Information supplied:
◆ ◆ ◆ ◆ ◆

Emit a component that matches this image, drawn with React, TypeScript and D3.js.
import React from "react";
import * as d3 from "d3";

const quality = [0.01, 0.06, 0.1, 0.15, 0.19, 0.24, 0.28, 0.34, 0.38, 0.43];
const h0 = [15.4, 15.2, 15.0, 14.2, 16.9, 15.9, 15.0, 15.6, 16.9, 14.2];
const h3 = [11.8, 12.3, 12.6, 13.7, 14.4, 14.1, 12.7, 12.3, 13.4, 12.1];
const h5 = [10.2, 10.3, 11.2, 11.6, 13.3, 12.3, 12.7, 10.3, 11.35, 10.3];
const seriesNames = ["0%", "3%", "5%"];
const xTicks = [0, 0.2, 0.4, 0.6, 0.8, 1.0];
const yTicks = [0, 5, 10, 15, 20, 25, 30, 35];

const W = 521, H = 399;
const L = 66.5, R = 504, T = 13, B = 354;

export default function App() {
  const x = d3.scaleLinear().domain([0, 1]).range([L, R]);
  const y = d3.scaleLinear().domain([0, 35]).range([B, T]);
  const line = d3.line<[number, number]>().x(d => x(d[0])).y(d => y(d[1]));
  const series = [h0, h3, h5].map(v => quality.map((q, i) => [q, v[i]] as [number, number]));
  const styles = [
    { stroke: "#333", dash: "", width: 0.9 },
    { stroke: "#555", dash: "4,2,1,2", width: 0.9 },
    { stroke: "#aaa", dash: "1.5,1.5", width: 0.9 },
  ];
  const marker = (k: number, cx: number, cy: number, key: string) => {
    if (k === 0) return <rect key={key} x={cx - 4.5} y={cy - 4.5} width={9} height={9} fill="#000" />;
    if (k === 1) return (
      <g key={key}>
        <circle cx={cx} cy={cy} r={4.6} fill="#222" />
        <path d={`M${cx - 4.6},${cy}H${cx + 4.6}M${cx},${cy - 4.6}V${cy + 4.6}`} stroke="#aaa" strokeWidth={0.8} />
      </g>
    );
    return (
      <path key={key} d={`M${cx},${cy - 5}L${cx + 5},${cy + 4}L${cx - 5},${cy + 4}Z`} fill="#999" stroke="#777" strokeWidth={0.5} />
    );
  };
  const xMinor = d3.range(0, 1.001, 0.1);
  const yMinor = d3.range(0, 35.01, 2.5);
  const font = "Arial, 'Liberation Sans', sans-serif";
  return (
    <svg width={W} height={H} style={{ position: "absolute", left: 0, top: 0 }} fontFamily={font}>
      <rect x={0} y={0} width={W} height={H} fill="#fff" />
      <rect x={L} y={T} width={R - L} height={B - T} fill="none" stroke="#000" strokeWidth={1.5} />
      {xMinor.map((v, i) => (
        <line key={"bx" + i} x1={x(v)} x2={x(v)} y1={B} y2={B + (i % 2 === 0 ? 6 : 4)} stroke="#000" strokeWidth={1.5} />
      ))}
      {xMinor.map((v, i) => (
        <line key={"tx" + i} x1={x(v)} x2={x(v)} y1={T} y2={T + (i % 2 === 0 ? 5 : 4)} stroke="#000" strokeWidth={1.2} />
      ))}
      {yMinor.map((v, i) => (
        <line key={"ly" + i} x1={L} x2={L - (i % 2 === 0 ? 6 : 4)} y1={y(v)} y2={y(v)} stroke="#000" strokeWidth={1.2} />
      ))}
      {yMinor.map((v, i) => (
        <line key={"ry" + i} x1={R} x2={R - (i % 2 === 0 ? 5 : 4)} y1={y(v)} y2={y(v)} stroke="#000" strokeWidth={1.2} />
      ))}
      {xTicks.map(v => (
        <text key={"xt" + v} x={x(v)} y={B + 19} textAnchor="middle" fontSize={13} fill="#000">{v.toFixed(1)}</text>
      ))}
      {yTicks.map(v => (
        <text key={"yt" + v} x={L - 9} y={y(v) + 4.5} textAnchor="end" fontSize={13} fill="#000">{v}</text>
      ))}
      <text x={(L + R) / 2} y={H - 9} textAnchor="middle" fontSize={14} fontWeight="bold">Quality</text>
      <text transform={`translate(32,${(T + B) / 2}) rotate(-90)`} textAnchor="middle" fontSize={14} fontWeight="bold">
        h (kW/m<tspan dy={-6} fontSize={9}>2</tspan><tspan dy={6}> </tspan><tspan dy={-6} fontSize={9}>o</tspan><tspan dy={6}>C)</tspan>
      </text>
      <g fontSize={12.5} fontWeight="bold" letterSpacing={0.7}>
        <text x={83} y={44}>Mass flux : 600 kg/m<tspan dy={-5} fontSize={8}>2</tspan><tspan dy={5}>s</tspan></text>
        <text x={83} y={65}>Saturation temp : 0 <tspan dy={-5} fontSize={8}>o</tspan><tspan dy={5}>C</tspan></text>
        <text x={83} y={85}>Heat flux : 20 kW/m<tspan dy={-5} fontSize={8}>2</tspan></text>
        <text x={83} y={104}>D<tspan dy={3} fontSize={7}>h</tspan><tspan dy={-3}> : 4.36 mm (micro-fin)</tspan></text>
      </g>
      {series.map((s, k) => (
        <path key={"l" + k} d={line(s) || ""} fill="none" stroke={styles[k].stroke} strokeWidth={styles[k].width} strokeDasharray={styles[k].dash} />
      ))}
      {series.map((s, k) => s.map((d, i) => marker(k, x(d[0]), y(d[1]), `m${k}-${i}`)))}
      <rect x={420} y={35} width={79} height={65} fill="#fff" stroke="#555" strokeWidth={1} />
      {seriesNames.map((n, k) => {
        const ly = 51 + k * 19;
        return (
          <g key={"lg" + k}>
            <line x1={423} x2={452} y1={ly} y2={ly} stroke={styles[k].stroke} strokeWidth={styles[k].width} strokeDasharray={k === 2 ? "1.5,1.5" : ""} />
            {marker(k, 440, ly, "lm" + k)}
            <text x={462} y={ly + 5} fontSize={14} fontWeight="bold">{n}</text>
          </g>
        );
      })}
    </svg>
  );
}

◆ ◆ ◆ ◆ ◆

Set every line of the listing down word for word.

Emit a component that matches this image, drawn with React, TypeScript and D3.js.
import React from "react";
import * as d3 from "d3";

const quality = [0.01, 0.06, 0.1, 0.15, 0.19, 0.24, 0.28, 0.34, 0.38, 0.43];
const h0 = [15.4, 15.2, 15.0, 14.2, 16.9, 15.9, 15.0, 15.6, 16.9, 14.2];
const h3 = [11.8, 12.3, 12.6, 13.7, 14.4, 14.1, 12.7, 12.3, 13.4, 12.1];
const h5 = [10.2, 10.3, 11.2, 11.6, 13.3, 12.3, 12.7, 10.3, 11.35, 10.3];
const seriesNames = ["0%", "3%", "5%"];
const xTicks = [0, 0.2, 0.4, 0.6, 0.8, 1.0];
const yTicks = [0, 5, 10, 15, 20, 25, 30, 35];

const W = 521, H = 399;
const L = 66.5, R = 504, T = 13, B = 354;

export default function App() {
  const x = d3.scaleLinear().domain([0, 1]).range([L, R]);
  const y = d3.scaleLinear().domain([0, 35]).range([B, T]);
  const line = d3.line<[number, number]>().x(d => x(d[0])).y(d => y(d[1]));
  const series = [h0, h3, h5].map(v => quality.map((q, i) => [q, v[i]] as [number, number]));
  const styles = [
    { stroke: "#333", dash: "", width: 0.9 },
    { stroke: "#555", dash: "4,2,1,2", width: 0.9 },
    { stroke: "#aaa", dash: "1.5,1.5", width: 0.9 },
  ];
  const marker = (k: number, cx: number, cy: number, key: string) => {
    if (k === 0) return <rect key={key} x={cx - 4.5} y={cy - 4.5} width={9} height={9} fill="#000" />;
    if (k === 1) return (
      <g key={key}>
        <circle cx={cx} cy={cy} r={4.6} fill="#222" />
        <path d={`M${cx - 4.6},${cy}H${cx + 4.6}M${cx},${cy - 4.6}V${cy + 4.6}`} stroke="#aaa" strokeWidth={0.8} />
      </g>
    );
    return (
      <path key={key} d={`M${cx},${cy - 5}L${cx + 5},${cy + 4}L${cx - 5},${cy + 4}Z`} fill="#999" stroke="#777" strokeWidth={0.5} />
    );
  };
  const xMinor = d3.range(0, 1.001, 0.1);
  const yMinor = d3.range(0, 35.01, 2.5);
  const font = "Arial, 'Liberation Sans', sans-serif";
  return (
    <svg width={W} height={H} style={{ position: "absolute", left: 0, top: 0 }} fontFamily={font}>
      <rect x={0} y={0} width={W} height={H} fill="#fff" />
      <rect x={L} y={T} width={R - L} height={B - T} fill="none" stroke="#000" strokeWidth={1.5} />
      {xMinor.map((v, i) => (
        <line key={"bx" + i} x1={x(v)} x2={x(v)} y1={B} y2={B + (i % 2 === 0 ? 6 : 4)} stroke="#000" strokeWidth={1.5} />
      ))}
      {xMinor.map((v, i) => (
        <line key={"tx" + i} x1={x(v)} x2={x(v)} y1={T} y2={T + (i % 2 === 0 ? 5 : 4)} stroke="#000" strokeWidth={1.2} />
      ))}
      {yMinor.map((v, i) => (
        <line key={"ly" + i} x1={L} x2={L - (i % 2 === 0 ? 6 : 4)} y1={y(v)} y2={y(v)} stroke="#000" strokeWidth={1.2} />
      ))}
      {yMinor.map((v, i) => (
        <line key={"ry" + i} x1={R} x2={R - (i % 2 === 0 ? 5 : 4)} y1={y(v)} y2={y(v)} stroke="#000" strokeWidth={1.2} />
      ))}
      {xTicks.map(v => (
        <text key={"xt" + v} x={x(v)} y={B + 19} textAnchor="middle" fontSize={13} fill="#000">{v.toFixed(1)}</text>
      ))}
      {yTicks.map(v => (
        <text key={"yt" + v} x={L - 9} y={y(v) + 4.5} textAnchor="end" fontSize={13} fill="#000">{v}</text>
      ))}
      <text x={(L + R) / 2} y={H - 9} textAnchor="middle" fontSize={14} fontWeight="bold">Quality</text>
      <text transform={`translate(32,${(T + B) / 2}) rotate(-90)`} textAnchor="middle" fontSize={14} fontWeight="bold">
        h (kW/m<tspan dy={-6} fontSize={9}>2</tspan><tspan dy={6}> </tspan><tspan dy={-6} fontSize={9}>o</tspan><tspan dy={6}>C)</tspan>
      </text>
      <g fontSize={12.5} fontWeight="bold" letterSpacing={0.7}>
        <text x={83} y={44}>Mass flux : 600 kg/m<tspan dy={-5} fontSize={8}>2</tspan><tspan dy={5}>s</tspan></text>
        <text x={83} y={65}>Saturation temp : 0 <tspan dy={-5} fontSize={8}>o</tspan><tspan dy={5}>C</tspan></text>
        <text x={83} y={85}>Heat flux : 20 kW/m<tspan dy={-5} fontSize={8}>2</tspan></text>
        <text x={83} y={104}>D<tspan dy={3} fontSize={7}>h</tspan><tspan dy={-3}> : 4.36 mm (micro-fin)</tspan></text>
      </g>
      {series.map((s, k) => (
        <path key={"l" + k} d={line(s) || ""} fill="none" stroke={styles[k].stroke} strokeWidth={styles[k].width} strokeDasharray={styles[k].dash} />
      ))}
      {series.map((s, k) => s.map((d, i) => marker(k, x(d[0]), y(d[1]), `m${k}-${i}`)))}
      <rect x={420} y={35} width={79} height={65} fill="#fff" stroke="#555" strokeWidth={1} />
      {seriesNames.map((n, k) => {
        const ly = 51 + k * 19;
        return (
          <g key={"lg" + k}>
            <line x1={423} x2={452} y1={ly} y2={ly} stroke={styles[k].stroke} strokeWidth={styles[k].width} strokeDasharray={k === 2 ? "1.5,1.5" : ""} />
            {marker(k, 440, ly, "lm" + k)}
            <text x={462} y={ly + 5} fontSize={14} fontWeight="bold">{n}</text>
          </g>
        );
      })}
    </svg>
  );
}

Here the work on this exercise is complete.